Reagan's address drew bipartisan praise from members of Congress, who made up a large part of his audience of about 1,000, when the chill temperatures chased the ceremony indoors from the platform that had been constructed on the Capitol's West Front. Such diverse figures as Senate Majority Leader Robert J. Dole (R-Kan.) and freshman Sen. Albert Gore Jr. (D-Tenn.) praised Reagan for invoking the spirit of bipartisanship at the start of what is expected to be a bruising congressional session.

"It was a healing type of speech," Dole said, "and that was good." Gore agreed that "the call for bipartisanship will be welcome in the Capitol and in the country."

But the first test of Congress' cooperativeness and of the president's leadership will come on the issue where Reagan seemed least comfortable yesterday -- the issue of the budget deficits.

In his first Inaugural, Reagan declared: "For decades we have piled deficit upon deficit, mortgaging our future and our children's future for the temporary convenience of the present. To continue this long trend is to guarantee tremendous social, cultural, political and economic upheavals."

In his first term, Reagan did not continue the trend -- he accelerated it. The average annual deficit increased from $48.5 billion in President Jimmy Carter's term to $165 billion under Reagan. So yesterday, Reagan reiterated that "a time of reckoning" has arrived. He said he would submit a budget "aimed at freezing government program spending for the next year," a careful phrasing that leaves room for inevitably higher interest payments on the mounting debt.

But Dole commented that Reagan's promise of a qualified one-year spending freeze fell short of what Congress wants. "We want to get into the next two years," Dole declared, adding that he had warned Secretary of Defense Caspar W. Weinberger in a conversation at the Capitol yesterday that "if we can make them cuts in every other program, they can make them in defense as well."

Dole has pressed Senate Republicans to take the lead in formulating a three-year deficit-reduction plan, without waiting for Reagan's budget submission. Freshman Sen. John D. Rockefeller IV (D-W.Va.) remarked that if he had "abdicated responsibility" on the budget as governor to the extent Reagan had in Washington, "they would have run me out of the state."

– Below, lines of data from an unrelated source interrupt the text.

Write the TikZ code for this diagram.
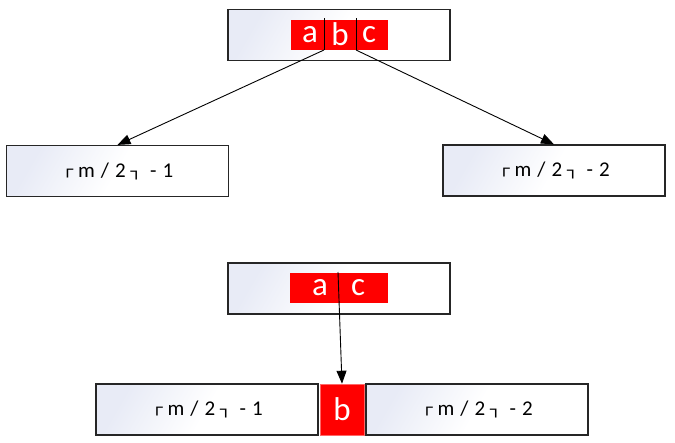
\documentclass[tikz,border=0pt]{standalone}
\usepackage{fontspec}
\setmainfont{Carlito}
\newfontfamily\boxfont{DejaVu Sans}
\usetikzlibrary{arrows.meta}
\definecolor{boxgrey}{RGB}{232,235,246}
\definecolor{keyred}{RGB}{255,0,0}
\newcommand{\lc}{{\boxfont\fontsize{14}{14}\selectfont\raisebox{3pt}{\scalebox{1.35}[1]{┌}}}}
\newcommand{\rc}{{\boxfont\fontsize{14}{14}\selectfont\raisebox{1pt}{\scalebox{1.35}[1]{┐}}}}
\newcommand{\mlabel}[1]{\lc\hspace{5pt}m\hspace{6pt}/\hspace{6pt}2\hspace{5pt}\rc\hspace{8pt}-\hspace{6pt}#1\hspace{15pt}}
\tikzset{
  x=1pt,y=-1pt,
  nodebox/.style={draw=black!85, line width=1.2pt, minimum width=222pt, minimum height=51pt,
    inner sep=0pt, left color=boxgrey, right color=white, middle color=white, shading angle=60,
    font=\fontsize{21}{21}\selectfont},
  keybox/.style={fill=keyred, draw=none, inner sep=0pt, minimum height=30pt,
    text=white, font=\fontsize{33}{33}\selectfont},
  keytext/.style={text=white, font=\fontsize{33}{33}\selectfont, inner sep=0pt},
  divider/.style={line width=0.9pt, black},
  arr/.style={line width=0.9pt, -{Triangle[length=13pt,width=10pt]}},
}
\begin{document}
\begin{tikzpicture}
\useasboundingbox (0,0) rectangle (675,442);
% top split
\node[nodebox] (top) at (339,35) {};
\node[keybox, minimum width=97pt] (abc) at (339.5,35) {};
\node[keytext] (ka) at (310,35) {a};
\node[keytext] (kb) at (340,34) {b};
\node[keytext] (kc) at (369,35) {c};
\coordinate (d1t) at (324,18);
\coordinate (d1b) at (324,50);
\coordinate (d2t) at (356,18);
\coordinate (d2b) at (356,50);
\node[nodebox] (left) at (117.5,171) {\mlabel{1}};
\node[nodebox] (right) at (554,170.5) {\mlabel{2}};
\draw[divider] (d1t) -- (d1b);
\draw[divider] (d2t) -- (d2b);
\draw[arr] (d1b) -- (left.north);
\draw[arr] (d2b) -- (right.north);
% bottom merged
\node[nodebox] (top2) at (339,288.5) {};
\node[keybox, minimum width=98pt] (ac) at (339,288) {};
\node[keytext] (ka2) at (320,288) {a};
\node[keytext] (kc2) at (358,288) {c};
\coordinate (d3t) at (338,272);
\node[nodebox] (left2) at (207,409.5) {\mlabel{1}};
\node[keybox, minimum width=44pt, minimum height=51pt, draw=keyred!60, line width=0.6pt] (b2) at (342,409.5) {b};
\node[nodebox] (right2) at (477,409.5) {\mlabel{2}};
\draw[arr] (d3t) -- (b2.north);
\end{tikzpicture}
\end{document}
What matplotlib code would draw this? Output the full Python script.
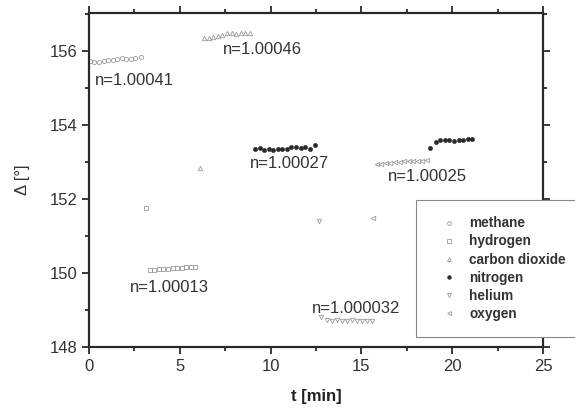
import matplotlib
matplotlib.use("Agg")
import matplotlib.pyplot as plt
from matplotlib.ticker import MultipleLocator

plt.rcParams['font.family'] = ['Liberation Sans', 'DejaVu Sans']

# data (t in min, delta in degrees)
methane_t = [0.05, 0.3, 0.55, 0.8, 1.05, 1.3, 1.55, 1.8, 2.05, 2.3, 2.55, 2.85]
methane_v = [155.72, 155.70, 155.71, 155.73, 155.75, 155.77, 155.79, 155.80, 155.78, 155.79, 155.81, 155.83]

hydrogen_t = [3.14, 3.35, 3.6, 3.85, 4.1, 4.35, 4.6, 4.85, 5.1, 5.35, 5.6, 5.85]
hydrogen_v = [151.76, 150.08, 150.08, 150.10, 150.12, 150.11, 150.13, 150.14, 150.14, 150.15, 150.16, 150.17]

co2_t = [6.1, 6.35, 6.6, 6.85, 7.1, 7.35, 7.6, 7.85, 8.1, 8.35, 8.6, 8.85]
co2_v = [152.84, 156.36, 156.35, 156.38, 156.40, 156.44, 156.50, 156.48, 156.47, 156.49, 156.50, 156.50]

nitrogen_t = [9.15, 9.4, 9.65, 9.9, 10.15, 10.4, 10.65, 10.9, 11.15, 11.4, 11.65, 11.9, 12.15, 12.45,
              18.8, 19.1, 19.35, 19.6, 19.85, 20.1, 20.35, 20.6, 20.85, 21.1]
nitrogen_v = [153.35, 153.38, 153.33, 153.36, 153.32, 153.35, 153.36, 153.34, 153.42, 153.40, 153.38, 153.41, 153.36, 153.45,
              153.38, 153.55, 153.60, 153.60, 153.60, 153.58, 153.60, 153.60, 153.62, 153.62]

helium_t = [12.67, 12.8, 13.08, 13.36, 13.64, 13.92, 14.2, 14.48, 14.76, 15.04, 15.32, 15.6]
helium_v = [151.40, 148.80, 148.74, 148.70, 148.72, 148.70, 148.69, 148.72, 148.70, 148.70, 148.71, 148.71]

oxygen_t = [15.65, 15.85, 16.1, 16.35, 16.6, 16.85, 17.1, 17.35, 17.6, 17.85, 18.1, 18.35, 18.6]
oxygen_v = [151.49, 152.95, 152.96, 152.97, 152.98, 153.00, 153.01, 153.02, 153.02, 153.03, 153.04, 153.04, 153.05]

# annotation texts: label, left t, centre delta
notes = [("n=1.00041", 0.33, 155.2),
         ("n=1.00046", 7.4, 156.03),
         ("n=1.00027", 8.87, 152.95),
         ("n=1.00025", 16.46, 152.6),
         ("n=1.00013", 2.26, 149.62),
         ("n=1.000032", 12.28, 149.03)]

grey = "#9a9a9a"
dark = "#2a2a2a"

fig = plt.figure(figsize=(5.75, 4.12), dpi=100)
ax = fig.add_axes([89/575, 65/412, 454/575, 334/412])

ms = 3.0
ax.plot(methane_t, methane_v, "o", ms=ms, mfc="none", mec=grey, mew=0.6, label="methane")
ax.plot(hydrogen_t, hydrogen_v, "s", ms=ms - 0.3, mfc="none", mec=grey, mew=0.6, label="hydrogen")
ax.plot(co2_t, co2_v, "^", ms=ms + 0.2, mfc="none", mec=grey, mew=0.6, label="carbon dioxide")
ax.plot(nitrogen_t, nitrogen_v, "o", ms=ms, mfc=dark, mec=dark, mew=0.4, label="nitrogen")
ax.plot(helium_t, helium_v, "v", ms=ms + 0.2, mfc="none", mec=grey, mew=0.6, label="helium")
ax.plot(oxygen_t, oxygen_v, "<", ms=ms + 0.2, mfc="none", mec=grey, mew=0.6, label="oxygen")

for txt, tx, ty in notes:
    ax.text(tx, ty, txt, fontsize=12, color="#333333", va="center", ha="left")

ax.set_xlim(0, 25)
ax.set_ylim(148, 157.03)
ax.xaxis.set_major_locator(MultipleLocator(5))
ax.xaxis.set_minor_locator(MultipleLocator(2.5))
ax.yaxis.set_major_locator(MultipleLocator(2))
ax.yaxis.set_minor_locator(MultipleLocator(1))
ax.tick_params(which="both", direction="out", top=True, right=True, color=dark,
               labelsize=12, labelcolor="#333333", width=1.3)
ax.tick_params(which="major", length=5)
ax.tick_params(which="minor", length=3)
for sp in ax.spines.values():
    sp.set_linewidth(1.6)
    sp.set_color(dark)

ax.set_xlabel("t [min]", fontsize=12, fontweight="bold", color="#222222", labelpad=11)
ax.set_ylabel("Δ [°]", fontsize=12, color="#333333", labelpad=14)

leg = ax.legend(loc="upper left", bbox_to_anchor=(416/575, 78/412, 165/575, 134/412),
                bbox_transform=fig.transFigure, mode="expand", borderaxespad=0,
                prop={"size": 9.8, "weight": "bold"}, labelcolor="#333333",
                handlelength=2.4, handletextpad=0.3, borderpad=1.2, labelspacing=0.3,
                markerscale=0.9, fancybox=False, framealpha=1, edgecolor="#888888")
leg.get_frame().set_linewidth(0.8)

fig.savefig("out.png", dpi=100)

Another freshman, Sen. Tom Harkin (D-Iowa), voicing strong doubts about Reagan's rosy description of his first-term accomplishments, said it was up to the Republicans to take the lead on deficits and other problems. "They dug the hole," Harkin said. "Let them say how they'll fill it back up."

Reagan's second major domestic objective, tax simplification and further rate reduction, got only brief mention yesterday, but officials said it will be spotlighted in next month's State of the Union address.

On this issue, Reagan does have a potential of Democratic support, and there are negotiations between the White House and such prominent Democratic "flat-tax" advocates as Sen. Bill Bradley (D-N.J.) and Rep. Richard A. Gephardt (D-Mo.). But the tax-reform effort faces a series of lengthy drafting efforts and congressional hearings. Interest-group opposition to the removal of tax advantages in the present code make its prospects uncertain.

Even greater uncertainty attends the two sides of Reagan's defense and arms-control agenda -- research and development on the controversial antimissile defense system critics call "Star Wars," and negotiation of a treaty with the Soviet Union to reduce offensive nuclear weapons. Sen. Sam Nunn (D-Ga.), an influential member of the Armed Services Committee, said Reagan's plan "is a program that's in bad need of a rational definition," and others warned that the linkage of "Star Wars" and arms control could create more problems than it solves.